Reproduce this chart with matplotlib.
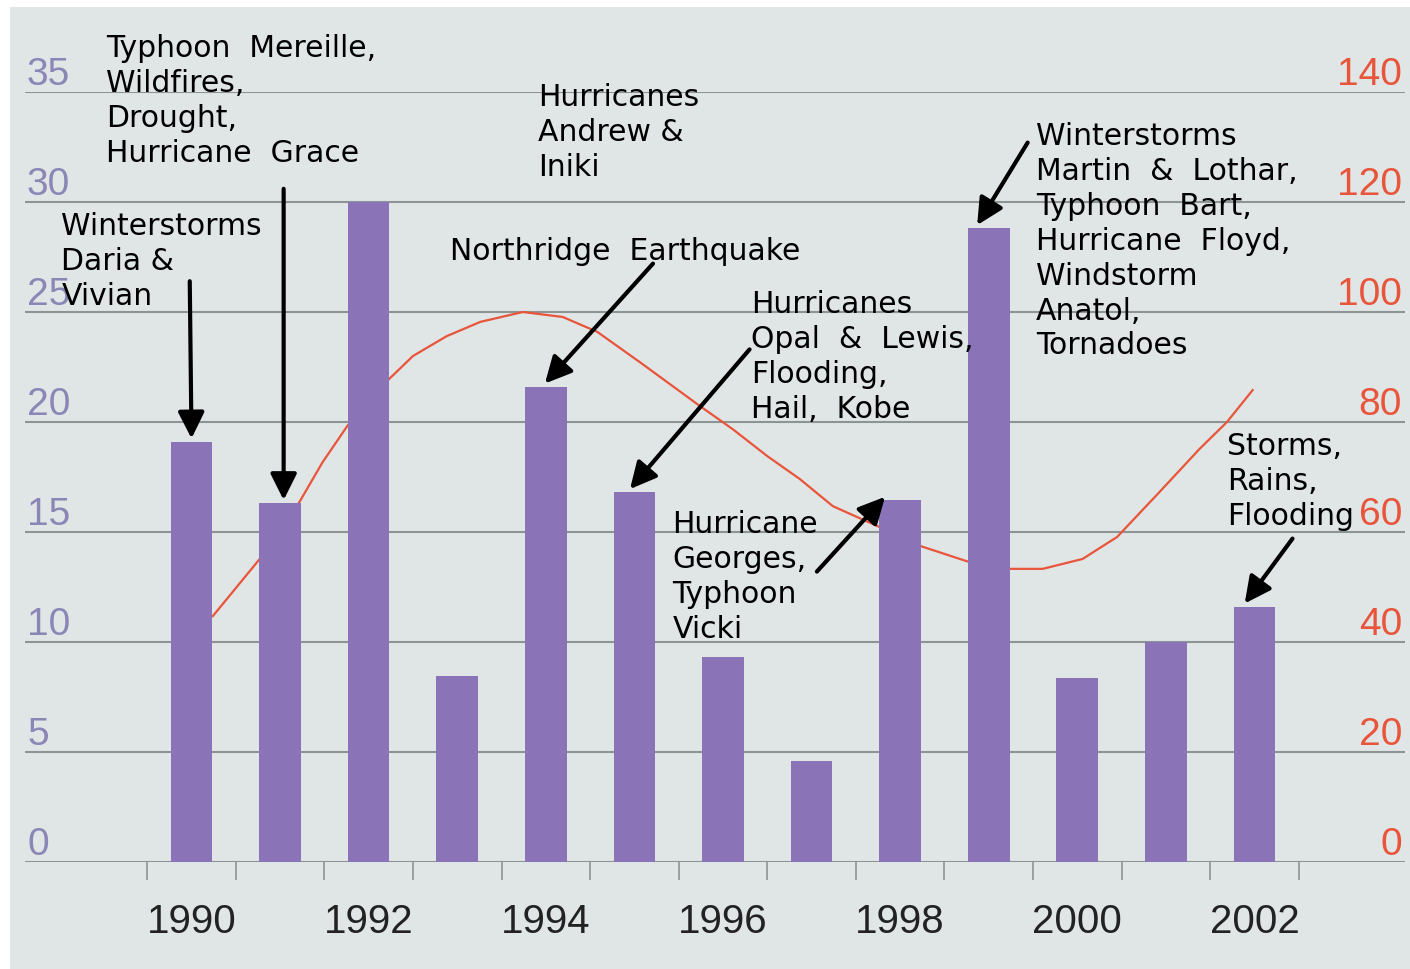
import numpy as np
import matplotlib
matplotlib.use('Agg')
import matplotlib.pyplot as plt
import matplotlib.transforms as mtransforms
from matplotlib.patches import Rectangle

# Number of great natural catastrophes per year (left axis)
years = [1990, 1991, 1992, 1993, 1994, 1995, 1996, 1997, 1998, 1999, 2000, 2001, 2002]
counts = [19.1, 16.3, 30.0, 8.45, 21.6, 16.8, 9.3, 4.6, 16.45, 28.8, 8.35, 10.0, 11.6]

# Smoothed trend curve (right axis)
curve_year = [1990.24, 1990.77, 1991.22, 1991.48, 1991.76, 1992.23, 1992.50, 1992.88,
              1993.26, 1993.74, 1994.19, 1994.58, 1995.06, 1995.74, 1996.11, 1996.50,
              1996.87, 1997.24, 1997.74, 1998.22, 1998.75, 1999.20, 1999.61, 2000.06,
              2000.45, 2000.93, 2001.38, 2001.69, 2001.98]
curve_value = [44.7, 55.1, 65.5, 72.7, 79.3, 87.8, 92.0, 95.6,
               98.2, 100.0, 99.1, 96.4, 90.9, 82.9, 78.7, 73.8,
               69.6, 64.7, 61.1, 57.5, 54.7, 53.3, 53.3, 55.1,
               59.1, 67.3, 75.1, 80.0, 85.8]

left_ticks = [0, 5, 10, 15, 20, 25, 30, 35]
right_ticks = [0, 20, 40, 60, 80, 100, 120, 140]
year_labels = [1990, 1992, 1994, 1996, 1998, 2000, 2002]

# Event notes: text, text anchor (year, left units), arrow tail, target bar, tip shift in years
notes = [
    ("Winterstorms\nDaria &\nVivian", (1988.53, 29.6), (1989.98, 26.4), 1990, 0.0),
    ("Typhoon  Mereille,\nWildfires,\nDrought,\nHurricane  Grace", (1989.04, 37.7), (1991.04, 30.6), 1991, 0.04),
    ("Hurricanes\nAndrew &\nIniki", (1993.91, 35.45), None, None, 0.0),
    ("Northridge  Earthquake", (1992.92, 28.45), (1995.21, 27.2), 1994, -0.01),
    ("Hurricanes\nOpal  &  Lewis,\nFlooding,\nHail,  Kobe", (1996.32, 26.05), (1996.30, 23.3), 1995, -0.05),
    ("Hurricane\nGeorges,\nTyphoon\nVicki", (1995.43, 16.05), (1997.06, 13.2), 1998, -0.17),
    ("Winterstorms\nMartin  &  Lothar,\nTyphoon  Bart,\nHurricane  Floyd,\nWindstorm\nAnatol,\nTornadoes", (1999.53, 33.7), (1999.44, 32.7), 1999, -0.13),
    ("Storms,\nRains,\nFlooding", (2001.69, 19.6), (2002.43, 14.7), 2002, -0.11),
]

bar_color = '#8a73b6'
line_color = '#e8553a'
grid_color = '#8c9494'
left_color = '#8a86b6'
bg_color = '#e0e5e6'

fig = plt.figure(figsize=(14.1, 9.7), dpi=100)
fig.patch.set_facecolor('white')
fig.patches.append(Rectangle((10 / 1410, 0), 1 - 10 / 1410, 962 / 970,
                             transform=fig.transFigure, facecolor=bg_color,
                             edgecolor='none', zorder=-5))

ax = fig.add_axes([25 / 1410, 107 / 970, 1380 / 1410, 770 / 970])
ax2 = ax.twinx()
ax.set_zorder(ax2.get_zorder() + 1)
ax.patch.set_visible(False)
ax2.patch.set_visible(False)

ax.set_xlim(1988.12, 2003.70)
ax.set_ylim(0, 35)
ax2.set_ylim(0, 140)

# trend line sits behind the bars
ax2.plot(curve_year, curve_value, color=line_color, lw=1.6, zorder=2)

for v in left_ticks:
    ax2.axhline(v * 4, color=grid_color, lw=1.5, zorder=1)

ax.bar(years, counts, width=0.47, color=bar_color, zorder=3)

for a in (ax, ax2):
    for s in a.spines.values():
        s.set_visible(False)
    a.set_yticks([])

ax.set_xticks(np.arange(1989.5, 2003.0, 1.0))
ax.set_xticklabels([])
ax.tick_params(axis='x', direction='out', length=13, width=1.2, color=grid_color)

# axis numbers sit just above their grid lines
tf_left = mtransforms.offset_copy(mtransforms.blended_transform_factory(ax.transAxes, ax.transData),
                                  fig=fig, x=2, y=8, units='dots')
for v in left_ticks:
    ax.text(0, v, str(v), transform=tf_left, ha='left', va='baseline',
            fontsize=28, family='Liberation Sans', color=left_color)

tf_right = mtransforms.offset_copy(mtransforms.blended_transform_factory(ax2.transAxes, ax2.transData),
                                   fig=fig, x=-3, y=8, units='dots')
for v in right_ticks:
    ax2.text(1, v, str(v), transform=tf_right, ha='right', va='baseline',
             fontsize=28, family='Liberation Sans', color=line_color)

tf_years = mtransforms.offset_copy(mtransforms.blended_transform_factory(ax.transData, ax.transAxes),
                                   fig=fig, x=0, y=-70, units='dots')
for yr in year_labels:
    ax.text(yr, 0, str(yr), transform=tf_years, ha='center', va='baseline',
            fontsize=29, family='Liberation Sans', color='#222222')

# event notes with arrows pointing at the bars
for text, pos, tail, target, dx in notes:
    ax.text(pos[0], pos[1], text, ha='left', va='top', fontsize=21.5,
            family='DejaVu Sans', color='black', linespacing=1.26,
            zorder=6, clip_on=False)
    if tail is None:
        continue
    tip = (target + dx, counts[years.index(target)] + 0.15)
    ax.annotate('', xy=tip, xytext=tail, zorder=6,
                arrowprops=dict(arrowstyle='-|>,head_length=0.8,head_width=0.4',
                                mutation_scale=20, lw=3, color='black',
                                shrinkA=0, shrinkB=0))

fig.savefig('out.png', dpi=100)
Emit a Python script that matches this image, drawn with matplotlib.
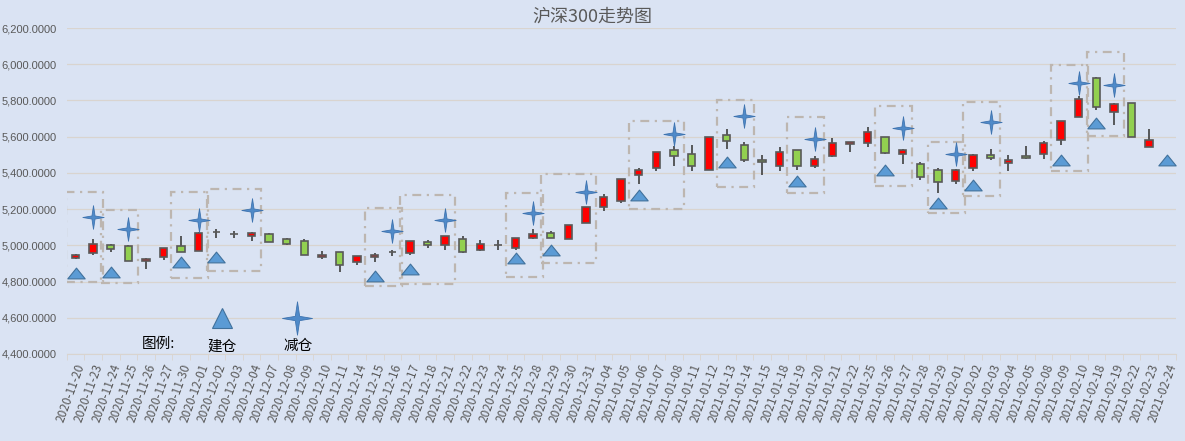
____________
Task description: Would you reproduce the lines above, from the very first through the line containing "from matplotlib.patches import Rectangle", exactly and without the pictures?

Exercise answer:
Reproduce this chart with matplotlib.
import numpy as np
import matplotlib
matplotlib.use('Agg')
import matplotlib.pyplot as plt
import matplotlib.transforms as mtransforms
from matplotlib.patches import Rectangle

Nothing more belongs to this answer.